Tem sido sempre extremamente calorosa, apesar de as pessoas, muitas vezes, não entenderem as palavras, embora faça um esforço por tentar explicar do que trata cada um dos fados. Na Suécia, por exemplo, este ano já estive duas vezes com a diferença de seis meses. E desde há dois anos estão a descobrir e a apaixonar-se pelo fado.
E que razões contribuem para que essa “paixão” sobreviva às diferenças linguísticas?
É uma forma de expressão muito intensa. Obviamente que o amor ou a saudade são sentimentos que estão presentes em todo o mundo. A forma como nos expressamos, a sonoridade da guitarra portuguesa, fá-los apaixonarem-se e recordarem histórias das suas próprias vidas em culturas muito diferentes da nossa.
E já soube de várias pessoas que aprenderam a falar português para ouvir fado.
Essa receptividade do público estrangeiro em relação ao fado relaciona-se de alguma forma com a difusão da chamada World Music?
As pessoas estão cada vez mais a sentir a necessidade de não se deixarem globalizar, de conhecerem as tradições, seja do flamenco, do tango ou do fado. Isso obviamente tem sido muito importante para a divulgação do fado. Mas mesmo à parte dos festivais de World Music, a programação de muitas salas contempla cada vez mais o fado.
O fado começa, agora, a passar para outros circuitos que não os da World Music, o que traduz o seu interesse crescente. Mas, de facto, começou pela World Music.
Na música «Sem querer» podemos ouvir: “Abandonei a tristeza/ Sem perceber que a beleza/ da alegria também chora”. Este excerto pode ser uma metáfora para a ideia de fado?
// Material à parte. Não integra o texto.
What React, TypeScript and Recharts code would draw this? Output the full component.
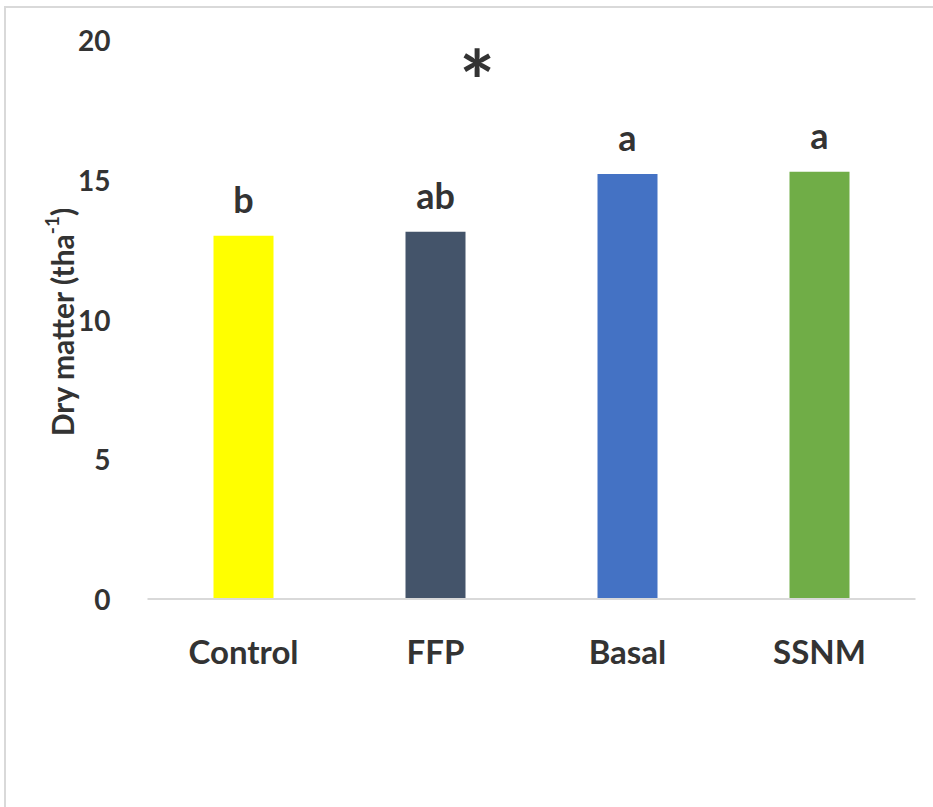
import React from 'react';
import { BarChart, Bar, XAxis, YAxis, Cell, LabelList, Customized } from 'recharts';

// Dry matter yield per treatment (t ha-1)
const treatments = ['Control', 'FFP', 'Basal', 'SSNM'];
const dryMatter = [13.0, 13.14, 15.21, 15.29];
const groupLetters = ['b', 'ab', 'a', 'a'];
const barColors = ['#FFFF00', '#44546A', '#4472C4', '#70AD47'];
const yTicks = [0, 5, 10, 15, 20];

const data = treatments.map((name, i) => ({
  name,
  value: dryMatter[i],
  letter: groupLetters[i],
}));

const FONT = 'Lato, "Open Sans", sans-serif';
const TEXT = '#333333';

const YTick = (props: any) => {
  const { x, y, payload } = props;
  return (
    <text
      x={x - 29}
      y={y}
      textAnchor="end"
      dominantBaseline="central"
      fontFamily={FONT}
      fontWeight={700}
      fontSize={28}
      fill={TEXT}
    >
      {payload.value}
    </text>
  );
};

const XTick = (props: any) => {
  const { x, y, payload } = props;
  return (
    <text
      x={x}
      y={y + 44}
      textAnchor="middle"
      dominantBaseline="central"
      fontFamily={FONT}
      fontWeight={700}
      fontSize={33}
      fill={TEXT}
    >
      {payload.value}
    </text>
  );
};

const YLabel = () => {
  const cx = 62;
  const cy = 322;
  return (
    <text
      x={cx}
      y={cy}
      transform={`rotate(-90 ${cx} ${cy})`}
      textAnchor="middle"
      dominantBaseline="central"
      fontFamily={FONT}
      fontWeight={700}
      fontSize={30}
      fill={TEXT}
    >
      Dry matter (tha
      <tspan fontSize={19} dy={-11}>-1</tspan>
      <tspan dy={11}>)</tspan>
    </text>
  );
};

const Star = () => (
  <text
    x={477}
    y={62}
    textAnchor="middle"
    dominantBaseline="central"
    fontFamily={FONT}
    fontWeight={700}
    fontSize={84}
    fill={TEXT}
    dy={17}
  >
    *
  </text>
);

export default function App() {
  return (
    <div
      style={{
        position: 'absolute',
        left: 0,
        top: 0,
        width: 933,
        height: 807,
        background: '#fff',
      }}
    >
      <div
        style={{
          position: 'absolute',
          left: 4,
          top: 6,
          width: 940,
          height: 820,
          borderLeft: '2px solid #d9d9d9',
          borderTop: '2px solid #d9d9d9',
        }}
      />
      <BarChart
        width={933}
        height={807}
        data={data}
        margin={{ top: 40, right: 17.5, bottom: 207, left: 0 }}
        style={{ position: 'absolute', left: 0, top: 0 }}
      >
        <XAxis
          dataKey="name"
          axisLine={{ stroke: '#d9d9d9', strokeWidth: 2 }}
          tickLine={false}
          tick={<XTick />}
          height={1}
          interval={0}
        />
        <YAxis
          width={147.5}
          domain={[0, 20]}
          ticks={yTicks}
          axisLine={false}
          tickLine={false}
          tick={<YTick />}
          label={<YLabel />}
        />
        <Bar dataKey="value" barSize={60} isAnimationActive={false}>
          {data.map((d, i) => (
            <Cell key={d.name} fill={barColors[i]} />
          ))}
          <LabelList
            dataKey="letter"
            position="top"
            offset={23}
            fontFamily={FONT}
            fontWeight={700}
            fontSize={36}
            fill={TEXT}
          />
        </Bar>
        <Customized component={Star} />
      </BarChart>
    </div>
  );
}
Exactamente. Aliás, o Hélder Moutinho, que é de uma família de fadistas como o Camané ou o Pedro Moutinho, conseguiu explicitar a própria essência do fado nesse poema.
E a alegria também chora?
Sim. Podemo-nos emocionar quando estamos alegres.
Brincando um pouco com outro dos fados que interpreta no seu mais recente disco, que flor gostaria que plantassem à varanda para lhe oferecer?
Uma rosa.
E o que é que a Joana Amendoeira tem à flor da pele?
Muitos sentimentos. Tenho a alma de fadista, o amor, a saudade, a vida. Pode-se resumir tudo a isso, à vida. O fado é isso mesmo.